Either I was unable to optimize Tableau to only require one workbook, or my computer was non-optimal for the job. In any case, Tableau was the clear choice as compared to other other options for this particular project, even though facing some limitations in performance or customization of hierarchies or views. In summary, Tableau is great for data exploration of data consisting of small dimensions. I think Tableau still needs other software, especially data cleaning ones like JMP to complement it well. Tableau Desktop seems fine, but in order to give the same experience to other users, Tableau Server should have the same scope of features too.

Areas For Improvement

I do think there are limitations to my current visualization and approach. The key to unravelling more insights would be a flexible application, custom made in the sense that the charts it uses are linked together in meaningful ways such as using Crossfilter.js, but being able to be re-used if GasTech has new records of their building of employee data. In this way, the visualization is reusable.

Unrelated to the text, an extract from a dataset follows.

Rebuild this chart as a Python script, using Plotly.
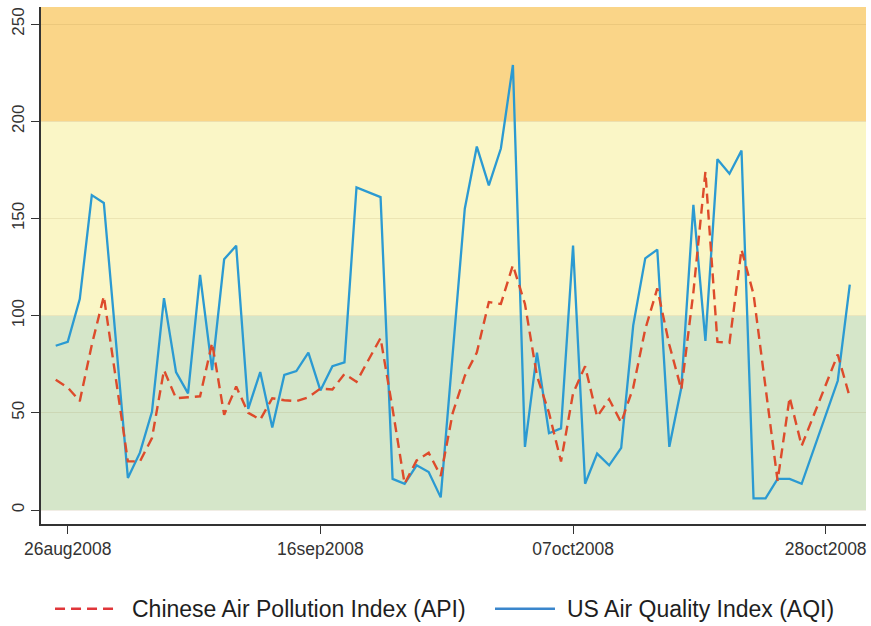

These are some of my learning points and reflections at the end of the project:

  1. Have a way to compare the 'normal' temperature, airflow or power from the general building against the individual floors. This way, we can get an accurate idea of how much it deviated from the norm. At present, we only used Drybulb temperature to note that the temperature at floor 3 was as hot as the outside.
  2. Having capability to analyze by zone or employee, and to a specific building data chart. This is to help unravel more causal relationships between building data and employees, or vice versa. As the dimension space is large for visualization, some of the good charts to use are Sankey Diagrams for the building data over time, and Network Graphs for employees and the zones they visit over time. However, these also need to be supported by a fixed standard mentioned in the point above, and there needs to be additional data such as the Edges and Nodes to be represented correctly.